TASK DESCRIPTION: Omit the pictures and print exactly the lines of the listing below, starting at the first and ending at the line containing "const P1_DT = 0.027;".

DATA SHOWN:
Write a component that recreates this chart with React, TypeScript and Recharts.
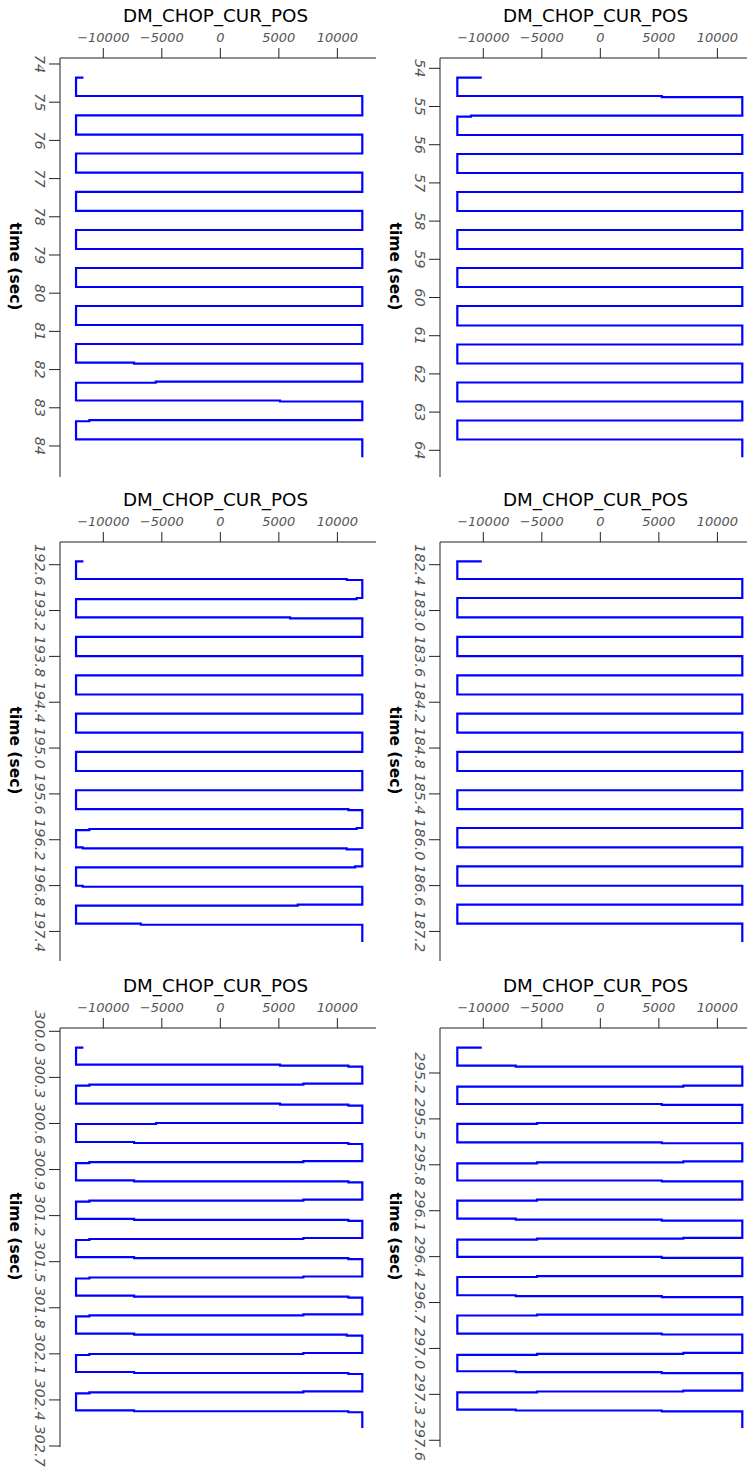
import React from 'react';
import { ScatterChart, Scatter, XAxis, YAxis, Label } from 'recharts';

// ---------- shared axis data ----------
const X_TICKS = [-10000, -5000, 0, 5000, 10000];
const X_DOMAIN: [number, number] = [-13700, 13300];
const X_LABEL = 'DM_CHOP_CUR_POS';
const Y_LABEL = 'time (sec)';

// ---------- panel 1 (top left) ----------
const P1_Y_TICKS = [74, 75, 76, 77, 78, 79, 80, 81, 82, 83, 84];
const P1_Y_DOMAIN: [number, number] = [73.843, 84.812];
const P1_SWEEPS = [74.838, 75.343, 75.851, 76.343, 76.846, 77.346, 77.843, 78.346, 78.843, 79.34, 79.838, 80.335, 80.833, 81.33, 81.819, 82.317, 82.809, 83.325, 83.825];
const P1_JOGS = [[], [], [], [], [], [], [], [], [], [], [], [], [], [], [-7370], [-5520], [5100], [-11190], []];
const P1_START = [-11700, 74.359];
const P1_END = 84.296;
const P1_DWELL = [-12330, 12130];
const P1_DT = 0.027;

// ---------- panel 2 (top right) ----------
const P2_Y_TICKS = [54, 55, 56, 57, 58, 59, 60, 61, 62, 63, 64];
const P2_Y_DOMAIN: [number, number] = [53.73, 64.699];
const P2_SWEEPS = [54.725, 55.236, 55.746, 56.243, 56.741, 57.238, 57.736, 58.233, 58.73, 59.228, 59.725, 60.223, 60.733, 61.23, 61.728, 62.225, 62.723, 63.22, 63.717];
const P2_JOGS = [[5250], [-11050], [], [], [], [], [], [], [], [], [], [], [], [], [], [], [], [], []];
const P2_START = [-10130, 54.246];
const P2_END = 64.183;
const P2_DWELL = [-12220, 12130];
const P2_DT = 0.027;

// ---------- panel 3 (middle left) ----------
const P3_Y_TICKS = [192.6, 193.2, 193.8, 194.4, 195.0, 195.6, 196.2, 196.8, 197.4];
const P3_Y_DOMAIN: [number, number] = [192.303, 197.787];
const P3_SWEEPS = [192.787, 193.036, 193.29, 193.546, 193.798, 194.049, 194.299, 194.55, 194.799, 195.05, 195.3, 195.552, 195.798, 196.046, 196.3, 196.549, 196.802, 197.05, 197.299];
const P3_JOGS = [[10800], [11650], [5960], [], [], [], [], [], [], [], [], [], [10940], [11650, -11190], [-11760, 10800], [11510], [-11760], [6610], [-6800]];
const P3_START = [-11700, 192.557];
const P3_END = 197.538;
const P3_DWELL = [-12330, 12130];
const P3_DT = 0.0135;

// ---------- panel 4 (middle right) ----------
const P4_Y_TICKS = [182.4, 183.0, 183.6, 184.2, 184.8, 185.4, 186.0, 186.6, 187.2];
const P4_Y_DOMAIN: [number, number] = [182.103, 187.587];
const P4_SWEEPS = [182.587, 182.836, 183.09, 183.346, 183.598, 183.849, 184.099, 184.35, 184.599, 184.85, 185.1, 185.352, 185.598, 185.846, 186.1, 186.349, 186.602, 186.85, 187.099];
const P4_JOGS = [[], [], [], [], [], [], [], [], [], [], [], [], [], [], [], [], [], [], []];
const P4_START = [-10130, 182.357];
const P4_END = 187.338;
const P4_DWELL = [-12220, 12130];
const P4_DT = 0.0135;

// ---------- panel 5 (bottom left) ----------
const P5_Y_TICKS = [300.0, 300.3, 300.6, 300.9, 301.2, 301.5, 301.8, 302.1, 302.4, 302.7];
const P5_Y_DOMAIN: [number, number] = [299.9785, 302.7065];
const P5_SWEEPS = [300.2168, 300.3405, 300.4707, 300.597, 300.7207, 300.8457, 300.9707, 301.0957, 301.2207, 301.3457, 301.4707, 301.5964, 301.7214, 301.8424, 301.9681, 302.0944, 302.2181, 302.3438, 302.4674];
const P5_JOGS = [[5100, 10940], [7090, -11190], [5100, 10940], [-5490], [-7370, 10940], [7090, -11190], [-7370, 10940], [7090, -11190], [-7370, 10940], [7090, -11190], [-7370, 10940], [7090, -11190], [-7370, 10940], [7090, -11190], [-7370, 10800], [7090, -11190], [-7370, 10940], [7090, -11190], [-7370, 10940]];
const P5_START = [-11700, 300.1061];
const P5_END = 302.5827;
const P5_DWELL = [-12330, 12130];
const P5_DT = 0.0065;

// ---------- panel 6 (bottom right) ----------
const P6_Y_TICKS = [295.2, 295.5, 295.8, 296.1, 296.4, 296.7, 297.0, 297.3, 297.6];
const P6_Y_DOMAIN: [number, number] = [294.906, 297.644];
const P6_SWEEPS = [295.1517, 295.2823, 295.4026, 295.5267, 295.6528, 295.7776, 295.9024, 296.0272, 296.152, 296.2768, 296.4016, 296.527, 296.6525, 296.7786, 296.9027, 297.0295, 297.149, 297.2751, 297.3993];
const P6_JOGS = [[-7230], [7090], [5250], [-5410], [5250], [7090, -5410], [5250], [-5410], [-7230, 5250], [7090, -5410], [5250], [-5410], [-7230, 5250], [-5410], [5250], [7090, -5410], [-7230, 5250], [7090, -5410], [-7230, 5250]];
const P6_START = [-10130, 295.034];
const P6_END = 297.5195;
const P6_DWELL = [-12220, 12130];
const P6_DT = 0.0062;

type Pt = { x: number; y: number };

// builds the recorded samples (position, time) of the chopper trace
function buildTrace(start: number[], sweeps: number[], jogs: number[][], dwell: number[], end: number, dt: number): Pt[] {
  const pts: Pt[] = [{ x: start[0], y: start[1] }];
  for (let k = 0; k < sweeps.length; k++) {
    const from = k % 2 === 0 ? dwell[0] : dwell[1];
    const to = k % 2 === 0 ? dwell[1] : dwell[0];
    let t = sweeps[k];
    pts.push({ x: from, y: t });
    for (const j of jogs[k] || []) {
      t += dt;
      pts.push({ x: j, y: t });
    }
    t += dt;
    pts.push({ x: to, y: t });
  }
  pts.push({ x: sweeps.length % 2 === 1 ? dwell[1] : dwell[0], y: end });
  return pts;
}

const PANELS = [
  { col: 0, row: 0, ticks: P1_Y_TICKS, domain: P1_Y_DOMAIN, digits: 0, data: buildTrace(P1_START, P1_SWEEPS, P1_JOGS, P1_DWELL, P1_END, P1_DT) },
  { col: 1, row: 0, ticks: P2_Y_TICKS, domain: P2_Y_DOMAIN, digits: 0, data: buildTrace(P2_START, P2_SWEEPS, P2_JOGS, P2_DWELL, P2_END, P2_DT) },
  { col: 0, row: 1, ticks: P3_Y_TICKS, domain: P3_Y_DOMAIN, digits: 1, data: buildTrace(P3_START, P3_SWEEPS, P3_JOGS, P3_DWELL, P3_END, P3_DT) },
  { col: 1, row: 1, ticks: P4_Y_TICKS, domain: P4_Y_DOMAIN, digits: 1, data: buildTrace(P4_START, P4_SWEEPS, P4_JOGS, P4_DWELL, P4_END, P4_DT) },
  { col: 0, row: 2, ticks: P5_Y_TICKS, domain: P5_Y_DOMAIN, digits: 1, data: buildTrace(P5_START, P5_SWEEPS, P5_JOGS, P5_DWELL, P5_END, P5_DT) },
  { col: 1, row: 2, ticks: P6_Y_TICKS, domain: P6_Y_DOMAIN, digits: 1, data: buildTrace(P6_START, P6_SWEEPS, P6_JOGS, P6_DWELL, P6_END, P6_DT) },
];

const ROW_TOPS = [0, 484, 970];
const COL_LEFTS = [0, 380];

const XTick = (props: any) => {
  const { x, y, payload } = props;
  const v = payload.value as number;
  const s = v < 0 ? '\u2212' + Math.abs(v) : String(v);
  return (
    <text x={x} y={y - 6.3} textAnchor="middle" fontFamily="'DejaVu Sans', sans-serif" fontStyle="italic" fontSize={13} fill="#555">
      {s}
    </text>
  );
};

const makeYTick = (digits: number) => (props: any) => {
  const { x, y, payload } = props;
  const v = payload.value as number;
  const bx = x - 14;
  return (
    <text x={0} y={0} transform={`translate(${bx},${y}) rotate(90)`} textAnchor="middle" fontFamily="'DejaVu Sans', sans-serif" fontStyle="italic" fontSize={14.5} fill="#555">
      {v.toFixed(digits)}
    </text>
  );
};

const renderTitle = () => (
  <text x={215.5} y={21.7} textAnchor="middle" fontFamily="'DejaVu Sans', sans-serif" fontSize={18.3} fill="#000">
    {X_LABEL}
  </text>
);

const renderYLabel = () => (
  <text x={0} y={0} transform="translate(10,266.5) rotate(90)" textAnchor="middle" fontFamily="'DejaVu Sans', sans-serif" fontWeight="bold" fontSize={15.5} fill="#000">
    {Y_LABEL}
  </text>
);

const NoShape = () => <g />;

function Panel({ p }: { p: (typeof PANELS)[number] }) {
  return (
    <ScatterChart width={380} height={497} margin={{ top: 28, right: 4, bottom: 20, left: 0 }}>
      <XAxis
        type="number"
        dataKey="x"
        orientation="top"
        domain={X_DOMAIN}
        ticks={X_TICKS}
        interval={0}
        height={30}
        tickSize={10}
        tickMargin={0}
        allowDataOverflow
        stroke="#222"
        tick={<XTick />}
      >
        <Label content={renderTitle} />
      </XAxis>
      <YAxis
        type="number"
        dataKey="y"
        reversed
        domain={p.domain}
        ticks={p.ticks}
        interval={0}
        width={60}
        tickSize={11}
        tickMargin={0}
        allowDataOverflow
        stroke="#222"
        tick={makeYTick(p.digits)}
      >
        <Label content={renderYLabel} />
      </YAxis>
      <Scatter
        data={p.data}
        line={{ stroke: '#0000ff', strokeWidth: 2.2 }}
        lineType="joint"
        lineJointType="stepAfter"
        shape={NoShape}
        fill="#0000ff"
        isAnimationActive={false}
      />
    </ScatterChart>
  );
}

export default function App() {
  return (
    <div style={{ position: 'absolute', left: 0, top: 0, width: 747, height: 1467, overflow: 'hidden', background: '#fff' }}>
      {PANELS.map((p, i) => (
        <div key={i} style={{ position: 'absolute', left: COL_LEFTS[p.col], top: ROW_TOPS[p.row] }}>
          <Panel p={p} />
        </div>
      ))}
    </div>
  );
}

SOLVED PROBLEM:
Write a component that recreates this chart with React, TypeScript and Recharts.
import React from 'react';
import { ScatterChart, Scatter, XAxis, YAxis, Label } from 'recharts';

// ---------- shared axis data ----------
const X_TICKS = [-10000, -5000, 0, 5000, 10000];
const X_DOMAIN: [number, number] = [-13700, 13300];
const X_LABEL = 'DM_CHOP_CUR_POS';
const Y_LABEL = 'time (sec)';

// ---------- panel 1 (top left) ----------
const P1_Y_TICKS = [74, 75, 76, 77, 78, 79, 80, 81, 82, 83, 84];
const P1_Y_DOMAIN: [number, number] = [73.843, 84.812];
const P1_SWEEPS = [74.838, 75.343, 75.851, 76.343, 76.846, 77.346, 77.843, 78.346, 78.843, 79.34, 79.838, 80.335, 80.833, 81.33, 81.819, 82.317, 82.809, 83.325, 83.825];
const P1_JOGS = [[], [], [], [], [], [], [], [], [], [], [], [], [], [], [-7370], [-5520], [5100], [-11190], []];
const P1_START = [-11700, 74.359];
const P1_END = 84.296;
const P1_DWELL = [-12330, 12130];
const P1_DT = 0.027;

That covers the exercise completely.